Earlier this week, Indian Renewable Energy Development Agency (IREDA) raised ₹820 crore at 7.40 per cent through 11-year bonds.
More big players are lining up to tap the market. National Bank for Agriculture and Rural Development (Nabard) plans to raise ₹7,000 crore via bonds maturing in 10 years and three months, while the Small Industries Development Bank of India (Sidbi) is looking to secure ₹6,000 crore through bonds with a four-year and three-month tenure. Power Finance Corporation (PFC) is also in the fray, aiming to raise ₹4,000 crore via four-year and 10-month bonds, along with a ₹4,000 crore bond reissue.
“In January, most issuers waited for two key events — the RBI’s monetary policy review and the Union Budget. The expectation was that a rate cut and measures towards easing liquidity, along with borrowing numbers and a fiscal road map, would help soften yields. With events both now behind us, issuers are moving swiftly to complete planned borrowings before the financial year ends,” said Ajay Manglunia, MD & head-fixed income, InCred Capital Financial Services.
The flood of bond issuances has driven corporate bond yields higher compared to January, when supply was scarce. A tight liquidity situation has also pushed up government securities (G-sec) yields, exerting further upward pressure on corporate bonds. G-sec yields have risen by at least five basis points since the RBI’s policy meeting, where the six-member Monetary Policy Committee (MPC) cut the repo rate by 25 basis points.
January’s extreme bond yield volatility was largely due to global uncertainty emanating from Donald Trump’s return to the White House and fluctuations in US Treasury yields, noted Venkatakrishnan Srinivasan, founder and managing partner at Rockfort Fincap LLP. Many issuers delayed borrowing, creating pent-up supply that is now flooding the market.

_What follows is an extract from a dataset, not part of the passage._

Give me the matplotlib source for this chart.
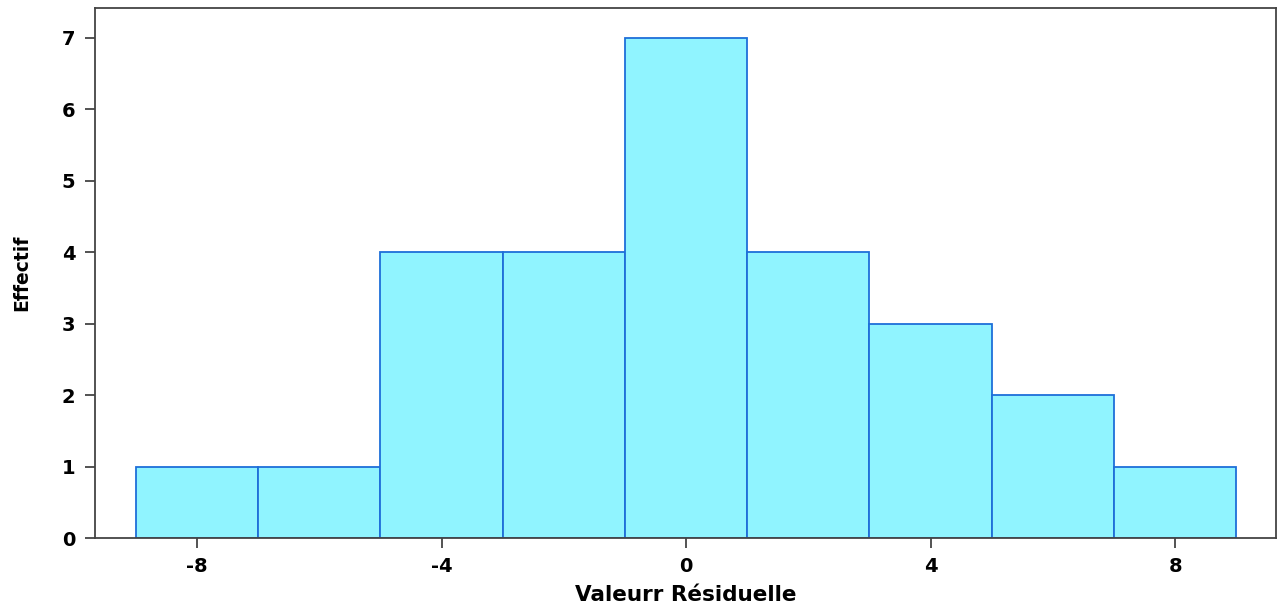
import matplotlib.pyplot as plt
import numpy as np

# Histogram of residuals: bin edges and counts
bin_edges = [-9, -7, -5, -3, -1, 1, 3, 5, 7, 9]
counts = [1, 1, 4, 4, 7, 4, 3, 2, 1]
x_ticks = [-8, -4, 0, 4, 8]
y_ticks = [0, 1, 2, 3, 4, 5, 6, 7]

plt.rcParams['font.family'] = ['DejaVu Sans']
plt.rcParams['font.weight'] = 'bold'

fig = plt.figure(figsize=(12.82, 6.10), dpi=100)
ax = fig.add_axes([0.0741, 0.118, 0.9212, 0.869])

edges = np.array(bin_edges, dtype=float)
ax.bar(edges[:-1], counts, width=np.diff(edges), align='edge',
       color='#90F4FF', edgecolor='#1E6FD9', linewidth=1.3, zorder=2)

ax.set_xlim(-9.67, 9.65)
ax.set_ylim(0, 7.42)
ax.set_xticks(x_ticks)
ax.set_yticks(y_ticks)
ax.set_xticklabels([str(t) for t in x_ticks], fontsize=14, fontweight='bold')
ax.set_yticklabels([str(t) for t in y_ticks], fontsize=14, fontweight='bold')
ax.tick_params(direction='out', length=7, width=1.3, color='#444444', pad=7)

for side in ['left', 'bottom', 'top', 'right']:
    ax.spines[side].set_color('#444444')
    ax.spines[side].set_linewidth(1.3)

ax.set_xlabel('Valeurr Résiduelle', fontsize=15.5, fontweight='bold', labelpad=6)
ax.set_ylabel('Effectif', fontsize=13.5, fontweight='bold', labelpad=22)

plt.savefig('out.png', dpi=100)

With March typically bringing tight liquidity due to financial year-end tax outflows and increased bond issuance, issuers are rushing to raise funds before the market gets crowded, ensuring they secure funding without facing aggressive pricing pressures, Srinivasan said.
Meanwhile, the gap between yields on government securities and AAA-rated corporate bonds has widened to 35-40 basis points, up from 20-25 basis points last year, indicating a hardening of yields even for higher-rated issuers. Market participants also observed a steepening yield curve, with short-term yields holding steady while long-term yields have climbed.
“While institutional investors have shown strong interest consistently in large-ticket issuances, they remain yield-sensitive in February, often comparing corporate bond yields with state development loans (SDLs). This has resulted in many issuers accepting only partial subscriptions, forcing them to return to the market with follow-on issuances to meet their funding targets,” Srinivasan added.
As March nears, the interplay between bond supply, liquidity constraints, external risks, and investor appetite will be crucial in shaping yield movements.